Design of thermoset composites for high-speed additive manufacturing of lightweight sound absorbing micro-scaffolds

Low printing speeds in extrusion-based additive manufacturing of thermosets, such as direct ink writing, are an obstacle for industrial-scale production. This work aims at developing lightweight thermoset composite materials compatible with the high-speed direct ink writing of porous microstructures featuring a sound absorbing functionality. The developed materials are blends of an aerospace-grade epoxy matrix filled with different loadings of hollow glass microspheres and fumed silica nanoparticles. The printability of the blends was assessed through microscopy and tomography scans, by studying the shape retention for different filler loadings and nozzle configurations.
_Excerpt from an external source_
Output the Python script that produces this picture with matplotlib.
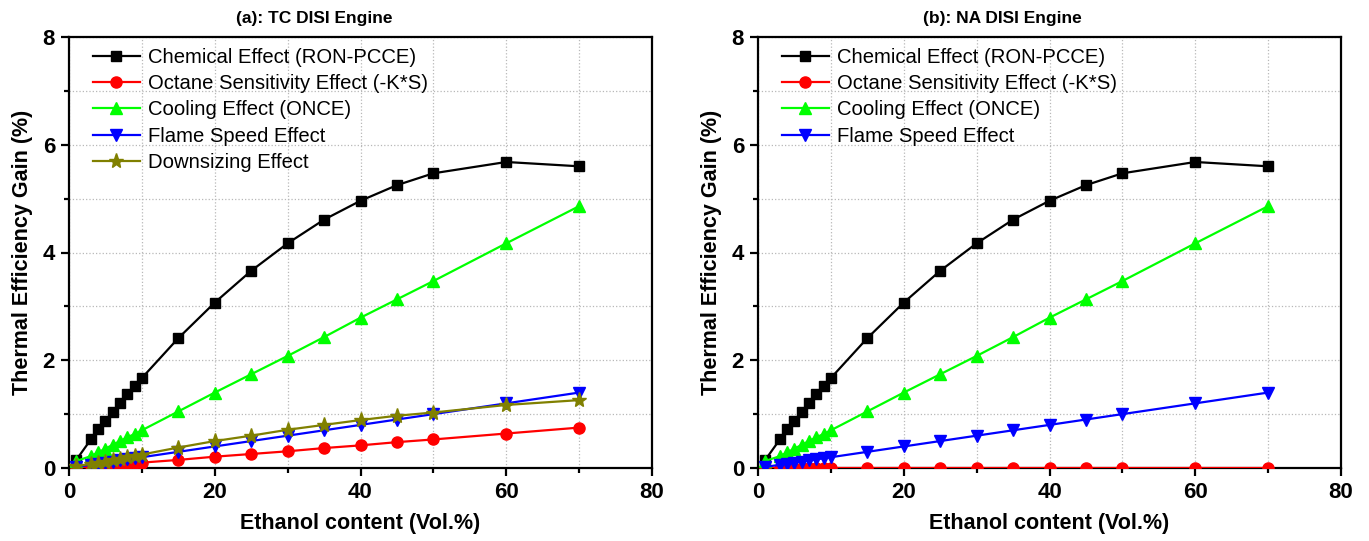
import matplotlib
matplotlib.use('Agg')
import matplotlib.pyplot as plt
from matplotlib.ticker import MultipleLocator

plt.rcParams.update({
    'font.family': ['Liberation Sans', 'DejaVu Sans'],
    'font.size': 12,
    'axes.linewidth': 1.6,
})

# Ethanol content (Vol.%)
ethanol = [1, 3, 4, 5, 6, 7, 8, 9, 10, 15, 20, 25, 30, 35, 40, 45, 50, 60, 70]

chemical = [0.15, 0.53, 0.72, 0.88, 1.04, 1.20, 1.37, 1.52, 1.67, 2.41, 3.07,
            3.66, 4.17, 4.61, 4.96, 5.25, 5.47, 5.68, 5.60]
sensitivity_tc = [0.01, 0.03, 0.04, 0.05, 0.06, 0.07, 0.08, 0.09, 0.10, 0.15, 0.21,
                  0.26, 0.31, 0.37, 0.42, 0.48, 0.53, 0.64, 0.75]
sensitivity_na = [0.0] * len(ethanol)
cooling = [0.13, 0.22, 0.29, 0.36, 0.43, 0.50, 0.57, 0.63, 0.70, 1.05, 1.40,
           1.74, 2.08, 2.43, 2.79, 3.13, 3.47, 4.17, 4.86]
flame = [0.02, 0.06, 0.08, 0.10, 0.12, 0.14, 0.16, 0.18, 0.20, 0.30, 0.40,
         0.50, 0.60, 0.70, 0.80, 0.90, 1.00, 1.20, 1.40]
downsizing = [0.03, 0.08, 0.10, 0.12, 0.15, 0.17, 0.20, 0.22, 0.25, 0.38, 0.50,
              0.60, 0.71, 0.80, 0.89, 0.97, 1.03, 1.17, 1.26]

labels = ['Chemical Effect (RON-PCCE)', 'Octane Sensitivity Effect (-K*S)',
          'Cooling Effect (ONCE)', 'Flame Speed Effect', 'Downsizing Effect']
colors = ['black', '#ff0000', '#00ff00', '#0000ff', '#808000']
markers = ['s', 'o', '^', 'v', '*']
msizes = [7.5, 8, 8, 8, 11]

panels = [
    ('(a): TC DISI Engine', [chemical, sensitivity_tc, cooling, flame, downsizing]),
    ('(b): NA DISI Engine', [chemical, sensitivity_na, cooling, flame]),
]

fig = plt.figure(figsize=(13.69, 5.41), dpi=100)
lefts = [69 / 1369, 758 / 1369]

for left, (title, series) in zip(lefts, panels):
    ax = fig.add_axes([left, 73 / 541, 583 / 1369, 431 / 541])
    for i, ys in enumerate(series):
        ax.plot(ethanol, ys, color=colors[i], marker=markers[i], ms=msizes[i],
                lw=1.6, label=labels[i], mec=colors[i], zorder=3 + i * 0.01)
    ax.set_xlim(0, 80)
    ax.set_ylim(0, 8)
    ax.xaxis.set_major_locator(MultipleLocator(20))
    ax.xaxis.set_minor_locator(MultipleLocator(10))
    ax.yaxis.set_major_locator(MultipleLocator(2))
    ax.yaxis.set_minor_locator(MultipleLocator(1))
    ax.grid(which='both', color='#b8b8b8', linestyle=':', linewidth=0.9)
    ax.set_axisbelow(True)
    ax.tick_params(which='major', direction='out', length=6, width=1.6,
                   labelsize=16, pad=4)
    ax.tick_params(which='minor', direction='out', length=3.5, width=1.6)
    for lab in ax.get_xticklabels() + ax.get_yticklabels():
        lab.set_fontweight('bold')
    ax.set_xlabel('Ethanol content (Vol.%)', fontsize=15.5, fontweight='bold', labelpad=7)
    ax.set_ylabel('Thermal Efficiency Gain (%)', fontsize=15.5, fontweight='bold', labelpad=7)
    ax.text(0.42, 1.043, title, transform=ax.transAxes, ha='center', va='center',
            fontsize=12.5, fontweight='bold')
    ax.legend(loc='upper left', frameon=False, fontsize=14.6, numpoints=1,
              handlelength=2.3, handletextpad=0.4, labelspacing=0.36,
              borderaxespad=0, borderpad=0, bbox_to_anchor=(0.041, 0.975))

fig.savefig('out.png', dpi=100)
Oscillatory, rotational, and capillary rheological studies were conducted to obtain viscosity models relating extrusion pressures and printing speeds. Three promising blends containing a combination of 0–10 wt% hollow glass microspheres and 0–12 wt% fumed silica were selected based on their printability and shape retention. Printing speeds ranging from 110 to 175 mm.s−1 were attained using 250 µm tapered nozzles, which is over three time the highest speeds reported in the literature. An acoustic absorption characterisation using a Kundt's tube was carried out for printed porous microstructures resembling a log-pile network with 300 µm square pores. Average acoustic absorption coefficients above 0.6 were achieved for frequencies from 500 to 6000 Hz.